I aimed high, so I know younger readers might need their parents to explain some of the lessons. And maybe some parents won’t necessarily want their 8-year-old learning about how to question authority, but a little troublemaking never hurt anyone.

The drawings are fantastic, fun and bright and the whole set-up of the book, with the sidebars and the colors are perfect, too. How did you come to figure out the structure? And how did you work with the illustrator.

Where do I begin? I had a truly talented team who took what I wrote and elevated it in a way I could never imagined. All credit goes to Tim Palin for his brilliant imagination and artistry, Jeff Shake who knocked it out of the park with his development and design, Alejandro Arbona for his editorial insight, and everyone at Duopress for their enthusiasm and care.

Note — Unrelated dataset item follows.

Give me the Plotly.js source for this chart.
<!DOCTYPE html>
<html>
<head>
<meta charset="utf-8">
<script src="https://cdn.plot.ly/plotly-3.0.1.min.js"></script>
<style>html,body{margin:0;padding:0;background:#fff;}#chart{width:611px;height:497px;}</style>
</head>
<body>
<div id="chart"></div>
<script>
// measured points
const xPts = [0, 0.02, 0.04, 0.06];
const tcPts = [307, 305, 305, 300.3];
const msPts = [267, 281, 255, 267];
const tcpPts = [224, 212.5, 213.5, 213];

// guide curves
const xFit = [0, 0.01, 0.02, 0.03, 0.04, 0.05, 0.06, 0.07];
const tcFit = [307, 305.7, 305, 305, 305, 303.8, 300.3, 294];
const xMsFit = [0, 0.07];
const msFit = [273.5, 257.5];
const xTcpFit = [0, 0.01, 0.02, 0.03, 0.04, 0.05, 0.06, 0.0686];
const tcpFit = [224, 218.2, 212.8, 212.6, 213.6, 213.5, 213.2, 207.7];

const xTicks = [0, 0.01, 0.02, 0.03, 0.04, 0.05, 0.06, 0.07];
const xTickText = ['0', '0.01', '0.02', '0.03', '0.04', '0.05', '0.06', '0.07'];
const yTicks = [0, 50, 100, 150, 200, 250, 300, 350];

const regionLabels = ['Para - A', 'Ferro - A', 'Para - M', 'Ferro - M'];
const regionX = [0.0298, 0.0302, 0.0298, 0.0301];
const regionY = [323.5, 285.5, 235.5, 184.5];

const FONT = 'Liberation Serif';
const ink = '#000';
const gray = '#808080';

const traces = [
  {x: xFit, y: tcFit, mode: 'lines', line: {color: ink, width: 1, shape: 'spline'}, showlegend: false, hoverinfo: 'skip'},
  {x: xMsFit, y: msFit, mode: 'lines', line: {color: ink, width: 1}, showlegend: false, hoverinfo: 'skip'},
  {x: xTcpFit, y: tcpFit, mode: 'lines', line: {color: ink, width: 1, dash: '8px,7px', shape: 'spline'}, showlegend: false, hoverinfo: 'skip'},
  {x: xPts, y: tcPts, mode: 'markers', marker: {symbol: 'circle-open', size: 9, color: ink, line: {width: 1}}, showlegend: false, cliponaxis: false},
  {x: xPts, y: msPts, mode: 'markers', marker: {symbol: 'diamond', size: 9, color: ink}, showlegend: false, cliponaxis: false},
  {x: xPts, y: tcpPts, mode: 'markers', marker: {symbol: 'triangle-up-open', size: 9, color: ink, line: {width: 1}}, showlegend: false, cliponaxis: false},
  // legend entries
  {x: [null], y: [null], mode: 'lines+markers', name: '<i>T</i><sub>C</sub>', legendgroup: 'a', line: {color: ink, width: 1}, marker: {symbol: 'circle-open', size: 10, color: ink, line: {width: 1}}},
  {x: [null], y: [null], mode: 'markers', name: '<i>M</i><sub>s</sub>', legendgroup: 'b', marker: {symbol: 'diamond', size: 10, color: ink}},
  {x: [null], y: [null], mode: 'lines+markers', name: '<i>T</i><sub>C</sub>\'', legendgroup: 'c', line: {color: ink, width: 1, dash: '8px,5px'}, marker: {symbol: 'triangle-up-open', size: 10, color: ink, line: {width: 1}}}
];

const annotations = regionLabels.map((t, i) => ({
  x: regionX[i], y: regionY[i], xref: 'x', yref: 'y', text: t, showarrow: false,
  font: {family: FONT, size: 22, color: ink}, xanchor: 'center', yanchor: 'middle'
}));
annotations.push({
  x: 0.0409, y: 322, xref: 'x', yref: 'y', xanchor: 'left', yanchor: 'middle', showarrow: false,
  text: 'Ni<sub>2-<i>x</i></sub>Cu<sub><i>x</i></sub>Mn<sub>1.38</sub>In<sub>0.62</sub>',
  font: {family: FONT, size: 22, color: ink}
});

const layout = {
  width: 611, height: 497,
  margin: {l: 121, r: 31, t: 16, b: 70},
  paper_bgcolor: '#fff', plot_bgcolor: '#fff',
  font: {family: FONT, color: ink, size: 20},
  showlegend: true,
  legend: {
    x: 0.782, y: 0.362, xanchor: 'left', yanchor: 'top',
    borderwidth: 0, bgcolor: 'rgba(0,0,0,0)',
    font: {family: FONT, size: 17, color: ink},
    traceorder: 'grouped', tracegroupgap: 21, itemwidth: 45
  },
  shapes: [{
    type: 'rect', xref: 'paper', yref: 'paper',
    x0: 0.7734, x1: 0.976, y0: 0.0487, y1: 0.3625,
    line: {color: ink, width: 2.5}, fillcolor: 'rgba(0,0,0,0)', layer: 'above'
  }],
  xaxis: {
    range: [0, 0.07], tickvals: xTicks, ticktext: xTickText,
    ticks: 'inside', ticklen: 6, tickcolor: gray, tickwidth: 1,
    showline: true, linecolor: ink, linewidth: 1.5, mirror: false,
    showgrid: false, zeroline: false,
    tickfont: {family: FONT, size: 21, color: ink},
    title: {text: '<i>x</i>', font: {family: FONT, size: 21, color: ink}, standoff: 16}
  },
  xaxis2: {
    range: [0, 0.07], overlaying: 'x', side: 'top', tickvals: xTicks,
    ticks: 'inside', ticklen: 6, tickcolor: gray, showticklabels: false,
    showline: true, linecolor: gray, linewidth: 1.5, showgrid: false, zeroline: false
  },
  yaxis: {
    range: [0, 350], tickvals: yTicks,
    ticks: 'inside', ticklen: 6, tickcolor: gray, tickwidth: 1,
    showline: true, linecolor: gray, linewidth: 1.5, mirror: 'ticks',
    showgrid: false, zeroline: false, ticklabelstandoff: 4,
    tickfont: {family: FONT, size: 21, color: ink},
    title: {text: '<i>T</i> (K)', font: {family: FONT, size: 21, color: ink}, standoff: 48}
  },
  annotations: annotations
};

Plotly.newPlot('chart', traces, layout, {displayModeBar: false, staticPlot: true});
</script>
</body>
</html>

This book couldn’t have existed without their unique talents.  

What superhero do you think the world needs now and why?

My default answer will always be Superman because he’s my favorite (I’ll have to show you my Superman and Lois Lane tattoo sometime) and he embodies so many of the virtues I wish I could possess on a daily basis. I could’ve done a book just on him. But in this immediate moment in time, I think we need young superheroes like Ms. Marvel, Squirrel Girl, and the new, younger Spider-Man, Miles Morales. They’re young, full of hope, and are going to save the world. That’s not say I want to pass the buck to the next generation. Every single adult needs to be out there doing what kids like Greta Thunberg and David Hogg are doing. But we need young heroes to inspire future generations.

What’s obsessing you now and why?

Time, mostly. Balancing it, using it wisely, appreciating it in the moment. This answer is vague, but honest. This year has been a reflective and productive one, and it’s sometimes difficult to reconcile those two states.

I’m also obsessing over finding English subtitles for a Chinese horror film that hasn’t been released in the US. That’s probably taking a little too much time.

What question didn’t I ask that I should have?

I can’t think of one. This has been a lot of fun. Thank you for the opportunity!